### Material:
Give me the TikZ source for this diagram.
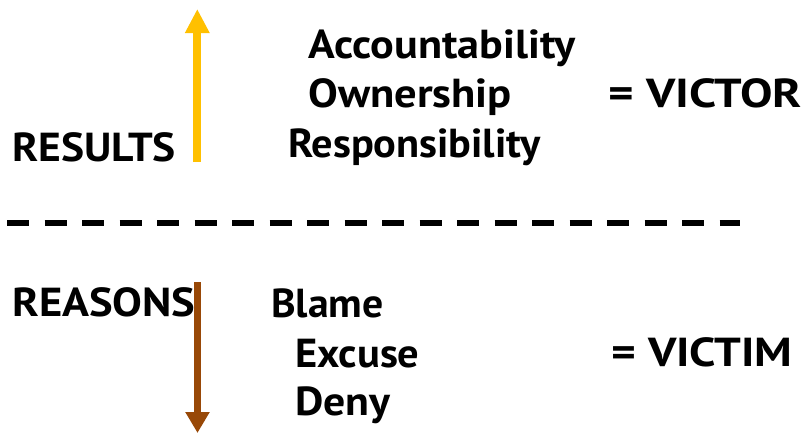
\documentclass[tikz,border=0pt]{standalone}
\usepackage{fontspec}
\setmainfont{PT Sans}
\usetikzlibrary{arrows.meta}
\definecolor{gold}{HTML}{FFC000}
\definecolor{rust}{HTML}{984807}
\newcommand{\wid}[2]{\scalebox{#1}[1]{#2}}
\tikzset{
  word/.style={anchor=base west, inner sep=0pt, font=\bfseries\fontsize{40.5}{40.5}\selectfont},
  divider/.style={line width=5.5pt, dash pattern=on 22pt off 15.5pt},
  uparrow/.style={line width=8pt, draw=gold, -{Triangle[width=23pt,length=24pt,fill=gold]}},
  downarrow/.style={line width=7.5pt, draw=rust, -{Triangle[width=23pt,length=21pt,fill=rust]}}
}
\begin{document}
\begin{tikzpicture}[x=1pt,y=-1pt]
\useasboundingbox (0,0) rectangle (804,432);
% upper block
\node[word] (results) at (12,161) {\wid{1.075}{RESULTS}};
\node[word] (acc) at (308,58) {\wid{1.09}{Accountability}};
\node[word] (own) at (308,107) {\wid{1.10}{Ownership}};
\node[word] (resp) at (288,157) {\wid{1.045}{Responsibility}};
\node[word] (victor) at (608,107) {\wid{1.20}{= VICTOR}};
% divider
\coordinate (dl) at (7,223);
\coordinate (dr) at (740,223);
\draw[divider] (dl) -- (dr);
% lower block
\node[word] (reasons) at (12,316) {\wid{1.10}{REASONS}};
\node[word] (blame) at (271,317) {\wid{1.03}{Blame}};
\node[word] (excuse) at (295,367) {\wid{1.05}{Excuse}};
\node[word] (deny) at (295,415) {\wid{1.08}{Deny}};
\node[word] (victim) at (611,366) {\wid{1.165}{= VICTIM}};
% arrows
\coordinate (ytail) at (197.3,162);
\coordinate (ytip) at (197.3,9);
\draw[uparrow] (ytail) -- (ytip);
\coordinate (btail) at (197.5,282);
\coordinate (btip) at (197.5,433);
\draw[downarrow] (btail) -- (btip);
\end{tikzpicture}
\end{document}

### Task details:
Reproduce all of the material above word for word. Omit the pictures.

### Result:
Give me the TikZ source for this diagram.
\documentclass[tikz,border=0pt]{standalone}
\usepackage{fontspec}
\setmainfont{PT Sans}
\usetikzlibrary{arrows.meta}
\definecolor{gold}{HTML}{FFC000}
\definecolor{rust}{HTML}{984807}
\newcommand{\wid}[2]{\scalebox{#1}[1]{#2}}
\tikzset{
  word/.style={anchor=base west, inner sep=0pt, font=\bfseries\fontsize{40.5}{40.5}\selectfont},
  divider/.style={line width=5.5pt, dash pattern=on 22pt off 15.5pt},
  uparrow/.style={line width=8pt, draw=gold, -{Triangle[width=23pt,length=24pt,fill=gold]}},
  downarrow/.style={line width=7.5pt, draw=rust, -{Triangle[width=23pt,length=21pt,fill=rust]}}
}
\begin{document}
\begin{tikzpicture}[x=1pt,y=-1pt]
\useasboundingbox (0,0) rectangle (804,432);
% upper block
\node[word] (results) at (12,161) {\wid{1.075}{RESULTS}};
\node[word] (acc) at (308,58) {\wid{1.09}{Accountability}};
\node[word] (own) at (308,107) {\wid{1.10}{Ownership}};
\node[word] (resp) at (288,157) {\wid{1.045}{Responsibility}};
\node[word] (victor) at (608,107) {\wid{1.20}{= VICTOR}};
% divider
\coordinate (dl) at (7,223);
\coordinate (dr) at (740,223);
\draw[divider] (dl) -- (dr);
% lower block
\node[word] (reasons) at (12,316) {\wid{1.10}{REASONS}};
\node[word] (blame) at (271,317) {\wid{1.03}{Blame}};
\node[word] (excuse) at (295,367) {\wid{1.05}{Excuse}};
\node[word] (deny) at (295,415) {\wid{1.08}{Deny}};
\node[word] (victim) at (611,366) {\wid{1.165}{= VICTIM}};
% arrows
\coordinate (ytail) at (197.3,162);
\coordinate (ytip) at (197.3,9);
\draw[uparrow] (ytail) -- (ytip);
\coordinate (btail) at (197.5,282);
\coordinate (btip) at (197.5,433);
\draw[downarrow] (btail) -- (btip);
\end{tikzpicture}
\end{document}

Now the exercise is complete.